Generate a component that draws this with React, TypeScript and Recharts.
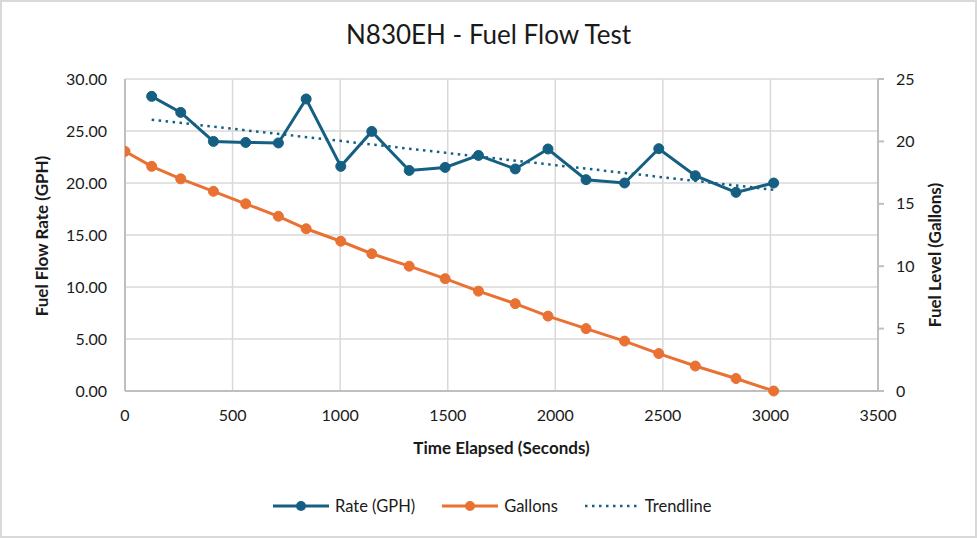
import { ComposedChart, Line, XAxis, YAxis, CartesianGrid } from "recharts";

const rateTimes = [124, 259, 411, 561, 713, 842, 1003, 1147, 1321, 1488, 1643, 1814, 1966, 2143, 2322, 2481, 2651, 2840, 3015];
const rateGph = [28.33, 26.79, 24.0, 23.9, 23.85, 28.08, 21.6, 24.96, 21.21, 21.5, 22.65, 21.35, 23.27, 20.32, 20.0, 23.3, 20.7, 19.1, 20.0];

const gallonTimes = [0, ...rateTimes];
const gallons = [19.2, 18, 17, 16, 15, 14, 13, 12, 11, 10, 9, 8, 7, 6, 5, 4, 3, 2, 1, 0];

const trendTimes = [124, 3015];
const trendGph = [26.09, 19.35];

const xTicks = [0, 500, 1000, 1500, 2000, 2500, 3000, 3500];
const leftTicks = [0, 5, 10, 15, 20, 25, 30];
const rightTicks = [0, 5, 10, 15, 20, 25];

const BLUE = "#156082";
const ORANGE = "#E97132";
const FONT = "Lato, 'Noto Sans', sans-serif";
const TEXT = "#1a1a1a";

const rateData = rateTimes.map((t, i) => ({ t, rate: rateGph[i] }));
const gallonData = gallonTimes.map((t, i) => ({ t, gallons: gallons[i] }));
const trendData = trendTimes.map((t, i) => ({ t, trend: trendGph[i] }));

const tickStyle = { fill: TEXT, fontSize: 16, fontFamily: FONT };
const titleStyle = { fill: TEXT, fontSize: 17, fontWeight: 700, fontFamily: FONT, textAnchor: "middle" as const };

// rotated axis title, placed from the axis viewBox
const sideTitle = (text: string, side: "left" | "right", dy: number) => (props: any) => {
  const vb = props.viewBox || {};
  const x = side === "left" ? vb.x + 40 : vb.x + vb.width - 40;
  const y = vb.y + vb.height / 2 + dy;
  return (
    <text x={x} y={y} transform={`rotate(-90 ${x} ${y})`} dy={6} style={titleStyle}>
      {text}
    </text>
  );
};

const LegendItem = ({ color, label, dotted, gap }: { color: string; label: string; dotted?: boolean; gap: number }) => (
  <div style={{ display: "flex", alignItems: "center", marginRight: gap }}>
    <svg width={56} height={14} style={{ marginRight: 6 }}>
      {dotted ? (
        <line x1={2} y1={7} x2={54} y2={7} stroke={color} strokeWidth={2.5} strokeDasharray="2.5 4.5" />
      ) : (
        <>
          <line x1={0} y1={7} x2={56} y2={7} stroke={color} strokeWidth={3} />
          <circle cx={28} cy={7} r={5} fill={color} />
        </>
      )}
    </svg>
    <span>{label}</span>
  </div>
);

export default function App() {
  return (
    <div
      style={{
        position: "absolute",
        left: 0,
        top: 0,
        width: 977,
        height: 538,
        boxSizing: "border-box",
        border: "2px solid #d9d9d9",
        background: "#fff",
        fontFamily: FONT,
        color: TEXT,
      }}
    >
      <div style={{ position: "absolute", left: 0, top: 0, width: 973, height: 534 }}>
        <ComposedChart width={973} height={534} margin={{ top: 77, right: 0, bottom: 115, left: 0 }}>
          <CartesianGrid yAxisId="left" stroke="#d9d9d9" strokeWidth={1.5} />
          <XAxis
            type="number"
            dataKey="t"
            domain={[0, 3500]}
            ticks={xTicks}
            allowDataOverflow
            tick={tickStyle}
            tickLine={false}
            tickSize={0}
            tickMargin={19}
            axisLine={{ stroke: "#bfbfbf", strokeWidth: 2 }}
            height={30}
            label={{ value: "Time Elapsed (Seconds)", position: "insideBottom", offset: -33, style: titleStyle }}
          />
          <YAxis
            yAxisId="left"
            orientation="left"
            domain={[0, 30]}
            ticks={leftTicks}
            width={123}
            tick={tickStyle}
            tickFormatter={(v: number) => v.toFixed(2)}
            tickLine={false}
            tickSize={0}
            tickMargin={18}
            axisLine={{ stroke: "#bfbfbf", strokeWidth: 2 }}
            label={sideTitle("Fuel Flow Rate (GPH)", "left", 1)}
          />
          <YAxis
            yAxisId="right"
            orientation="right"
            domain={[0, 25]}
            ticks={rightTicks}
            width={97}
            tick={{ ...tickStyle, textAnchor: "start" }}
            tickLine={{ stroke: "#bfbfbf", strokeWidth: 2 }}
            tickSize={6}
            tickMargin={12}
            axisLine={{ stroke: "#bfbfbf", strokeWidth: 2 }}
            label={sideTitle("Fuel Level (Gallons)", "right", 20)}
          />
          <Line
            yAxisId="left"
            data={trendData}
            dataKey="trend"
            stroke={BLUE}
            strokeWidth={2.5}
            strokeDasharray="2.5 4.5"
            dot={false}
            activeDot={false}
            isAnimationActive={false}
          />
          <Line
            yAxisId="right"
            data={gallonData}
            dataKey="gallons"
            stroke={ORANGE}
            strokeWidth={3}
            dot={{ r: 5, fill: ORANGE, stroke: ORANGE, strokeWidth: 1 }}
            activeDot={false}
            isAnimationActive={false}
          />
          <Line
            yAxisId="left"
            data={rateData}
            dataKey="rate"
            stroke={BLUE}
            strokeWidth={3}
            dot={{ r: 5, fill: BLUE, stroke: BLUE, strokeWidth: 1 }}
            activeDot={false}
            isAnimationActive={false}
          />
        </ComposedChart>
      </div>
      <div
        style={{
          position: "absolute",
          left: 0,
          top: 12,
          width: 973,
          textAlign: "center",
          fontSize: 26,
          lineHeight: "40px",
        }}
      >
        N830EH - Fuel Flow Test
      </div>
      <div
        style={{
          position: "absolute",
          left: 271,
          top: 494,
          display: "flex",
          fontSize: 16.5,
          lineHeight: "20px",
        }}
      >
        <LegendItem color={BLUE} label="Rate (GPH)" gap={27} />
        <LegendItem color={ORANGE} label="Gallons" gap={25} />
        <LegendItem color={BLUE} label="Trendline" dotted gap={0} />
      </div>
    </div>
  );
}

### Directions for this task
Images should not appear in the copy; retype the listing above exactly.

### Response to the exercise
Generate a component that draws this with React, TypeScript and Recharts.
import { ComposedChart, Line, XAxis, YAxis, CartesianGrid } from "recharts";

const rateTimes = [124, 259, 411, 561, 713, 842, 1003, 1147, 1321, 1488, 1643, 1814, 1966, 2143, 2322, 2481, 2651, 2840, 3015];
const rateGph = [28.33, 26.79, 24.0, 23.9, 23.85, 28.08, 21.6, 24.96, 21.21, 21.5, 22.65, 21.35, 23.27, 20.32, 20.0, 23.3, 20.7, 19.1, 20.0];

const gallonTimes = [0, ...rateTimes];
const gallons = [19.2, 18, 17, 16, 15, 14, 13, 12, 11, 10, 9, 8, 7, 6, 5, 4, 3, 2, 1, 0];

const trendTimes = [124, 3015];
const trendGph = [26.09, 19.35];

const xTicks = [0, 500, 1000, 1500, 2000, 2500, 3000, 3500];
const leftTicks = [0, 5, 10, 15, 20, 25, 30];
const rightTicks = [0, 5, 10, 15, 20, 25];

const BLUE = "#156082";
const ORANGE = "#E97132";
const FONT = "Lato, 'Noto Sans', sans-serif";
const TEXT = "#1a1a1a";

const rateData = rateTimes.map((t, i) => ({ t, rate: rateGph[i] }));
const gallonData = gallonTimes.map((t, i) => ({ t, gallons: gallons[i] }));
const trendData = trendTimes.map((t, i) => ({ t, trend: trendGph[i] }));

const tickStyle = { fill: TEXT, fontSize: 16, fontFamily: FONT };
const titleStyle = { fill: TEXT, fontSize: 17, fontWeight: 700, fontFamily: FONT, textAnchor: "middle" as const };

// rotated axis title, placed from the axis viewBox
const sideTitle = (text: string, side: "left" | "right", dy: number) => (props: any) => {
  const vb = props.viewBox || {};
  const x = side === "left" ? vb.x + 40 : vb.x + vb.width - 40;
  const y = vb.y + vb.height / 2 + dy;
  return (
    <text x={x} y={y} transform={`rotate(-90 ${x} ${y})`} dy={6} style={titleStyle}>
      {text}
    </text>
  );
};

const LegendItem = ({ color, label, dotted, gap }: { color: string; label: string; dotted?: boolean; gap: number }) => (
  <div style={{ display: "flex", alignItems: "center", marginRight: gap }}>
    <svg width={56} height={14} style={{ marginRight: 6 }}>
      {dotted ? (
        <line x1={2} y1={7} x2={54} y2={7} stroke={color} strokeWidth={2.5} strokeDasharray="2.5 4.5" />
      ) : (
        <>
          <line x1={0} y1={7} x2={56} y2={7} stroke={color} strokeWidth={3} />
          <circle cx={28} cy={7} r={5} fill={color} />
        </>
      )}
    </svg>
    <span>{label}</span>
  </div>
);

export default function App() {
  return (
    <div
      style={{
        position: "absolute",
        left: 0,
        top: 0,
        width: 977,
        height: 538,
        boxSizing: "border-box",
        border: "2px solid #d9d9d9",
        background: "#fff",
        fontFamily: FONT,
        color: TEXT,
      }}
    >
      <div style={{ position: "absolute", left: 0, top: 0, width: 973, height: 534 }}>
        <ComposedChart width={973} height={534} margin={{ top: 77, right: 0, bottom: 115, left: 0 }}>
          <CartesianGrid yAxisId="left" stroke="#d9d9d9" strokeWidth={1.5} />
          <XAxis
            type="number"
            dataKey="t"
            domain={[0, 3500]}
            ticks={xTicks}
            allowDataOverflow
            tick={tickStyle}
            tickLine={false}
            tickSize={0}
            tickMargin={19}
            axisLine={{ stroke: "#bfbfbf", strokeWidth: 2 }}
            height={30}
            label={{ value: "Time Elapsed (Seconds)", position: "insideBottom", offset: -33, style: titleStyle }}
          />
          <YAxis
            yAxisId="left"
            orientation="left"
            domain={[0, 30]}
            ticks={leftTicks}
            width={123}
            tick={tickStyle}
            tickFormatter={(v: number) => v.toFixed(2)}
            tickLine={false}
            tickSize={0}
            tickMargin={18}
            axisLine={{ stroke: "#bfbfbf", strokeWidth: 2 }}
            label={sideTitle("Fuel Flow Rate (GPH)", "left", 1)}
          />
          <YAxis
            yAxisId="right"
            orientation="right"
            domain={[0, 25]}
            ticks={rightTicks}
            width={97}
            tick={{ ...tickStyle, textAnchor: "start" }}
            tickLine={{ stroke: "#bfbfbf", strokeWidth: 2 }}
            tickSize={6}
            tickMargin={12}
            axisLine={{ stroke: "#bfbfbf", strokeWidth: 2 }}
            label={sideTitle("Fuel Level (Gallons)", "right", 20)}
          />
          <Line
            yAxisId="left"
            data={trendData}
            dataKey="trend"
            stroke={BLUE}
            strokeWidth={2.5}
            strokeDasharray="2.5 4.5"
            dot={false}
            activeDot={false}
            isAnimationActive={false}
          />
          <Line
            yAxisId="right"
            data={gallonData}
            dataKey="gallons"
            stroke={ORANGE}
            strokeWidth={3}
            dot={{ r: 5, fill: ORANGE, stroke: ORANGE, strokeWidth: 1 }}
            activeDot={false}
            isAnimationActive={false}
          />
          <Line
            yAxisId="left"
            data={rateData}
            dataKey="rate"
            stroke={BLUE}
            strokeWidth={3}
            dot={{ r: 5, fill: BLUE, stroke: BLUE, strokeWidth: 1 }}
            activeDot={false}
            isAnimationActive={false}
          />
        </ComposedChart>
      </div>
      <div
        style={{
          position: "absolute",
          left: 0,
          top: 12,
          width: 973,
          textAlign: "center",
          fontSize: 26,
          lineHeight: "40px",
        }}
      >
        N830EH - Fuel Flow Test
      </div>
      <div
        style={{
          position: "absolute",
          left: 271,
          top: 494,
          display: "flex",
          fontSize: 16.5,
          lineHeight: "20px",
        }}
      >
        <LegendItem color={BLUE} label="Rate (GPH)" gap={27} />
        <LegendItem color={ORANGE} label="Gallons" gap={25} />
        <LegendItem color={BLUE} label="Trendline" dotted gap={0} />
      </div>
    </div>
  );
}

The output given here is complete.